EXERCISE MATERIAL:
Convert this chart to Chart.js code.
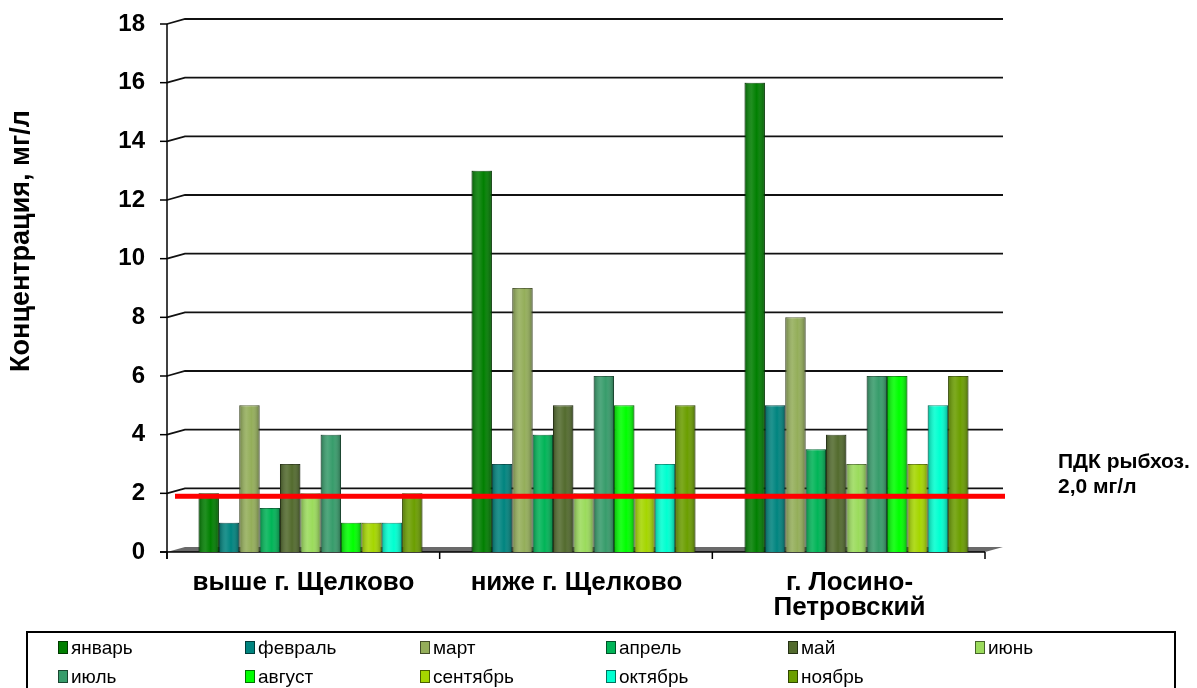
<!DOCTYPE html>
<html>
<head>
<meta charset="utf-8">
<script src="https://cdn.jsdelivr.net/npm/chart.js@4.4.1/dist/chart.umd.min.js"></script>
<style>
  html, body { margin: 0; padding: 0; background: #fff; }
  #wrap { width: 1197px; height: 688px; position: relative; }
</style>
</head>
<body>
<div id="wrap"><canvas id="c" width="1197" height="688"></canvas></div>
<script>
// ---- data ----
const categories = [['выше г. Щелково'], ['ниже г. Щелково'], ['г. Лосино-', 'Петровский']];
const months = ['январь', 'февраль', 'март', 'апрель', 'май', 'июнь', 'июль', 'август', 'сентябрь', 'октябрь', 'ноябрь'];
const jan = [2, 13, 16];
const feb = [1, 3, 5];
const mar = [5, 9, 8];
const apr = [1.5, 4, 3.5];
const may = [3, 5, 4];
const jun = [2, 2, 3];
const jul = [4, 6, 6];
const aug = [1, 5, 6];
const sep = [1, 2, 3];
const oct = [1, 3, 5];
const nov = [2, 5, 6];
const seriesValues = [jan, feb, mar, apr, may, jun, jul, aug, sep, oct, nov];
const colors = ['#007F00', '#00847F', '#94AE5A', '#00B457', '#536B2E', '#9BDB5C', '#379C6B', '#00FF00', '#A5D600', '#00FFD0', '#6B9E00'];
const yTicks = [0, 2, 4, 6, 8, 10, 12, 14, 16, 18];
const pdkLevel = 1.9;   // drawn position of the ПДК line
const pdkText = ['ПДК рыбхоз.', '2,0 мг/л'];
const yTitle = 'Концентрация, мг/л';

const FONT = '"Liberation Sans", Arial, sans-serif';

function darker(hex, f) {
  const n = parseInt(hex.slice(1), 16);
  const r = Math.round(((n >> 16) & 255) * f), g = Math.round(((n >> 8) & 255) * f), b = Math.round((n & 255) * f);
  return `rgb(${r},${g},${b})`;
}

const datasets = months.map((m, i) => ({
  label: m,
  data: seriesValues[i],
  backgroundColor: colors[i],
  borderColor: darker(colors[i], 0.6),
  borderWidth: 1,
  categoryPercentage: 0.82,
  barPercentage: 1.0
}));

const DX = 18, DY = 5;

const deco = {
  id: 'deco',
  beforeDatasetsDraw(chart) {
    const ctx = chart.ctx, y = chart.scales.y;
    const L = 167, R = 1003;
    ctx.save();
    const y0 = y.getPixelForValue(0);
    ctx.fillStyle = '#6a6a6a';
    ctx.beginPath();
    ctx.moveTo(L, y0); ctx.lineTo(L + DX, y0 - DY); ctx.lineTo(R, y0 - DY); ctx.lineTo(R - DX, y0);
    ctx.closePath(); ctx.fill();
    ctx.strokeStyle = '#111';
    ctx.lineWidth = 1.8;
    yTicks.forEach(v => {
      if (v === 0) return;
      const py = y.getPixelForValue(v);
      ctx.beginPath();
      ctx.moveTo(L, py); ctx.lineTo(L + DX, py - DY); ctx.lineTo(R, py - DY);
      ctx.stroke();
    });
    ctx.lineWidth = 1.5;
    ctx.strokeStyle = '#000';
    ctx.beginPath();
    ctx.moveTo(L, y.getPixelForValue(18)); ctx.lineTo(L, y0 + 7);
    ctx.stroke();
    yTicks.forEach(v => {
      const py = y.getPixelForValue(v);
      ctx.beginPath(); ctx.moveTo(L - 7, py); ctx.lineTo(L, py); ctx.stroke();
    });
    ctx.beginPath(); ctx.moveTo(L - 7, y0); ctx.lineTo(R - DX, y0); ctx.stroke();
    const catW = (R - DX - L) / categories.length;
    for (let i = 0; i <= categories.length; i++) {
      const px = L + catW * i;
      ctx.beginPath(); ctx.moveTo(px, y0); ctx.lineTo(px, y0 + 7); ctx.stroke();
    }
    ctx.restore();
  },
  afterDatasetsDraw(chart) {
    const ctx = chart.ctx, y = chart.scales.y;
    ctx.save();
    chart.data.datasets.forEach((ds, di) => {
      chart.getDatasetMeta(di).data.forEach(el => {
        const x0 = el.x - el.width / 2, x1 = el.x + el.width / 2;
        const g = ctx.createLinearGradient(x0, 0, x1, 0);
        g.addColorStop(0, 'rgba(0,0,0,0.28)');
        g.addColorStop(0.35, 'rgba(255,255,255,0.12)');
        g.addColorStop(0.6, 'rgba(255,255,255,0.0)');
        g.addColorStop(1, 'rgba(0,0,0,0.32)');
        ctx.fillStyle = g;
        ctx.fillRect(x0, el.y, el.width, el.base - el.y);
      });
    });
    const py = y.getPixelForValue(pdkLevel);
    ctx.fillStyle = '#FF0000';
    ctx.fillRect(175, py - 2.5, 830, 5);
    ctx.restore();
  },
  afterDraw(chart) {
    const ctx = chart.ctx, x = chart.scales.x;
    ctx.save();
    ctx.fillStyle = '#000';
    ctx.font = `bold 26px ${FONT}`;
    ctx.textAlign = 'center';
    ctx.textBaseline = 'middle';
    categories.forEach((lab, i) => {
      const cx = x.getPixelForValue(i) - 7;
      lab.forEach((line, k) => ctx.fillText(line, cx, 583 + k * 25));
    });
    ctx.textAlign = 'left';
    ctx.font = `bold 21px ${FONT}`;
    pdkText.forEach((t, k) => ctx.fillText(t, 1058, 462 + k * 25));
    ctx.save();
    ctx.translate(22, 241);
    ctx.rotate(-Math.PI / 2);
    ctx.textAlign = 'center';
    ctx.font = `bold 27px ${FONT}`;
    ctx.fillText(yTitle, 0, 0);
    ctx.restore();
    ctx.strokeStyle = '#000';
    ctx.lineWidth = 2;
    ctx.strokeRect(27, 632, 1148, 70);
    const colX = [58, 245, 420, 606, 788, 975];
    ctx.font = `19px ${FONT}`;
    ctx.textAlign = 'left';
    months.forEach((m, i) => {
      const r = Math.floor(i / 6), c = i % 6;
      const px = colX[c], cy = 648 + r * 29;
      ctx.fillStyle = colors[i];
      ctx.fillRect(px, cy - 7, 10, 13);
      ctx.strokeStyle = darker(colors[i], 0.45);
      ctx.lineWidth = 1;
      ctx.strokeRect(px + 0.5, cy - 6.5, 9, 12);
      ctx.fillStyle = '#000';
      ctx.fillText(m, px + 13, cy + 1);
    });
    ctx.restore();
  }
};

new Chart(document.getElementById('c'), {
  type: 'bar',
  data: { labels: categories, datasets },
  options: {
    responsive: false,
    animation: false,
    layout: { padding: { top: 24, right: 204, left: 0, bottom: 0 } },
    plugins: { legend: { display: false }, tooltip: { enabled: false } },
    scales: {
      x: {
        grid: { display: false, drawTicks: false },
        border: { display: false },
        ticks: { display: false },
        afterFit(s) { s.height = 136; s.paddingLeft = 0; s.paddingRight = 0; }
      },
      y: {
        min: 0, max: 18,
        afterBuildTicks(s) { s.ticks = yTicks.map(v => ({ value: v })); },
        grid: { display: false, drawTicks: false },
        border: { display: false },
        ticks: { padding: 29, color: '#000', font: { family: FONT, size: 24, weight: 'bold' } },
        afterFit(s) { s.width = 174; s.paddingTop = 0; s.paddingBottom = 0; }
      }
    }
  },
  plugins: [deco]
});
</script>
</body>
</html>
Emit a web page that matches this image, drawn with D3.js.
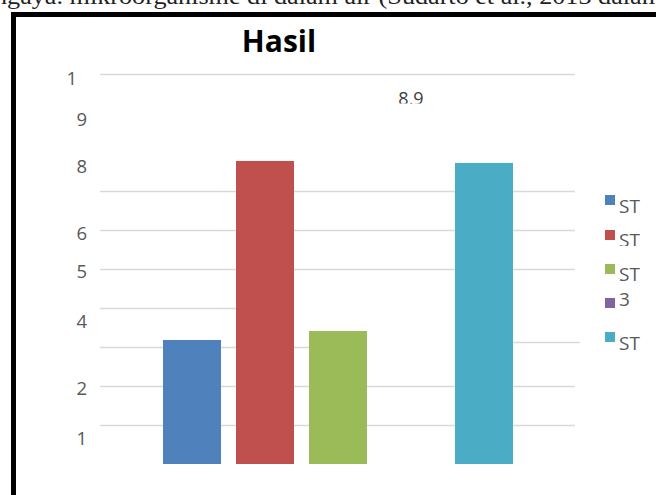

WHAT IS REQUIRED: Set down all the entries exactly as they appear, but skip any pictures.

EXPECTED ANSWER:
Convert this chart to Chart.js code.
<!DOCTYPE html>
<html>
<head>
<meta charset="utf-8">
<script src="https://cdn.jsdelivr.net/npm/chart.js@4.4.1/dist/chart.umd.min.js"></script>
<style>
  html, body { margin: 0; padding: 0; background: #fff; }
  #wrap { width: 1197px; height: 688px; position: relative; }
</style>
</head>
<body>
<div id="wrap"><canvas id="c" width="1197" height="688"></canvas></div>
<script>
// ---- data ----
const categories = [['выше г. Щелково'], ['ниже г. Щелково'], ['г. Лосино-', 'Петровский']];
const months = ['январь', 'февраль', 'март', 'апрель', 'май', 'июнь', 'июль', 'август', 'сентябрь', 'октябрь', 'ноябрь'];
const jan = [2, 13, 16];
const feb = [1, 3, 5];
const mar = [5, 9, 8];
const apr = [1.5, 4, 3.5];
const may = [3, 5, 4];
const jun = [2, 2, 3];
const jul = [4, 6, 6];
const aug = [1, 5, 6];
const sep = [1, 2, 3];
const oct = [1, 3, 5];
const nov = [2, 5, 6];
const seriesValues = [jan, feb, mar, apr, may, jun, jul, aug, sep, oct, nov];
const colors = ['#007F00', '#00847F', '#94AE5A', '#00B457', '#536B2E', '#9BDB5C', '#379C6B', '#00FF00', '#A5D600', '#00FFD0', '#6B9E00'];
const yTicks = [0, 2, 4, 6, 8, 10, 12, 14, 16, 18];
const pdkLevel = 1.9;   // drawn position of the ПДК line
const pdkText = ['ПДК рыбхоз.', '2,0 мг/л'];
const yTitle = 'Концентрация, мг/л';

const FONT = '"Liberation Sans", Arial, sans-serif';

function darker(hex, f) {
  const n = parseInt(hex.slice(1), 16);
  const r = Math.round(((n >> 16) & 255) * f), g = Math.round(((n >> 8) & 255) * f), b = Math.round((n & 255) * f);
  return `rgb(${r},${g},${b})`;
}

const datasets = months.map((m, i) => ({
  label: m,
  data: seriesValues[i],
  backgroundColor: colors[i],
  borderColor: darker(colors[i], 0.6),
  borderWidth: 1,
  categoryPercentage: 0.82,
  barPercentage: 1.0
}));

const DX = 18, DY = 5;

const deco = {
  id: 'deco',
  beforeDatasetsDraw(chart) {
    const ctx = chart.ctx, y = chart.scales.y;
    const L = 167, R = 1003;
    ctx.save();
    const y0 = y.getPixelForValue(0);
    ctx.fillStyle = '#6a6a6a';
    ctx.beginPath();
    ctx.moveTo(L, y0); ctx.lineTo(L + DX, y0 - DY); ctx.lineTo(R, y0 - DY); ctx.lineTo(R - DX, y0);
    ctx.closePath(); ctx.fill();
    ctx.strokeStyle = '#111';
    ctx.lineWidth = 1.8;
    yTicks.forEach(v => {
      if (v === 0) return;
      const py = y.getPixelForValue(v);
      ctx.beginPath();
      ctx.moveTo(L, py); ctx.lineTo(L + DX, py - DY); ctx.lineTo(R, py - DY);
      ctx.stroke();
    });
    ctx.lineWidth = 1.5;
    ctx.strokeStyle = '#000';
    ctx.beginPath();
    ctx.moveTo(L, y.getPixelForValue(18)); ctx.lineTo(L, y0 + 7);
    ctx.stroke();
    yTicks.forEach(v => {
      const py = y.getPixelForValue(v);
      ctx.beginPath(); ctx.moveTo(L - 7, py); ctx.lineTo(L, py); ctx.stroke();
    });
    ctx.beginPath(); ctx.moveTo(L - 7, y0); ctx.lineTo(R - DX, y0); ctx.stroke();
    const catW = (R - DX - L) / categories.length;
    for (let i = 0; i <= categories.length; i++) {
      const px = L + catW * i;
      ctx.beginPath(); ctx.moveTo(px, y0); ctx.lineTo(px, y0 + 7); ctx.stroke();
    }
    ctx.restore();
  },
  afterDatasetsDraw(chart) {
    const ctx = chart.ctx, y = chart.scales.y;
    ctx.save();
    chart.data.datasets.forEach((ds, di) => {
      chart.getDatasetMeta(di).data.forEach(el => {
        const x0 = el.x - el.width / 2, x1 = el.x + el.width / 2;
        const g = ctx.createLinearGradient(x0, 0, x1, 0);
        g.addColorStop(0, 'rgba(0,0,0,0.28)');
        g.addColorStop(0.35, 'rgba(255,255,255,0.12)');
        g.addColorStop(0.6, 'rgba(255,255,255,0.0)');
        g.addColorStop(1, 'rgba(0,0,0,0.32)');
        ctx.fillStyle = g;
        ctx.fillRect(x0, el.y, el.width, el.base - el.y);
      });
    });
    const py = y.getPixelForValue(pdkLevel);
    ctx.fillStyle = '#FF0000';
    ctx.fillRect(175, py - 2.5, 830, 5);
    ctx.restore();
  },
  afterDraw(chart) {
    const ctx = chart.ctx, x = chart.scales.x;
    ctx.save();
    ctx.fillStyle = '#000';
    ctx.font = `bold 26px ${FONT}`;
    ctx.textAlign = 'center';
    ctx.textBaseline = 'middle';
    categories.forEach((lab, i) => {
      const cx = x.getPixelForValue(i) - 7;
      lab.forEach((line, k) => ctx.fillText(line, cx, 583 + k * 25));
    });
    ctx.textAlign = 'left';
    ctx.font = `bold 21px ${FONT}`;
    pdkText.forEach((t, k) => ctx.fillText(t, 1058, 462 + k * 25));
    ctx.save();
    ctx.translate(22, 241);
    ctx.rotate(-Math.PI / 2);
    ctx.textAlign = 'center';
    ctx.font = `bold 27px ${FONT}`;
    ctx.fillText(yTitle, 0, 0);
    ctx.restore();
    ctx.strokeStyle = '#000';
    ctx.lineWidth = 2;
    ctx.strokeRect(27, 632, 1148, 70);
    const colX = [58, 245, 420, 606, 788, 975];
    ctx.font = `19px ${FONT}`;
    ctx.textAlign = 'left';
    months.forEach((m, i) => {
      const r = Math.floor(i / 6), c = i % 6;
      const px = colX[c], cy = 648 + r * 29;
      ctx.fillStyle = colors[i];
      ctx.fillRect(px, cy - 7, 10, 13);
      ctx.strokeStyle = darker(colors[i], 0.45);
      ctx.lineWidth = 1;
      ctx.strokeRect(px + 0.5, cy - 6.5, 9, 12);
      ctx.fillStyle = '#000';
      ctx.fillText(m, px + 13, cy + 1);
    });
    ctx.restore();
  }
};

new Chart(document.getElementById('c'), {
  type: 'bar',
  data: { labels: categories, datasets },
  options: {
    responsive: false,
    animation: false,
    layout: { padding: { top: 24, right: 204, left: 0, bottom: 0 } },
    plugins: { legend: { display: false }, tooltip: { enabled: false } },
    scales: {
      x: {
        grid: { display: false, drawTicks: false },
        border: { display: false },
        ticks: { display: false },
        afterFit(s) { s.height = 136; s.paddingLeft = 0; s.paddingRight = 0; }
      },
      y: {
        min: 0, max: 18,
        afterBuildTicks(s) { s.ticks = yTicks.map(v => ({ value: v })); },
        grid: { display: false, drawTicks: false },
        border: { display: false },
        ticks: { padding: 29, color: '#000', font: { family: FONT, size: 24, weight: 'bold' } },
        afterFit(s) { s.width = 174; s.paddingTop = 0; s.paddingBottom = 0; }
      }
    }
  },
  plugins: [deco]
});
</script>
</body>
</html>
Emit a web page that matches this image, drawn with D3.js.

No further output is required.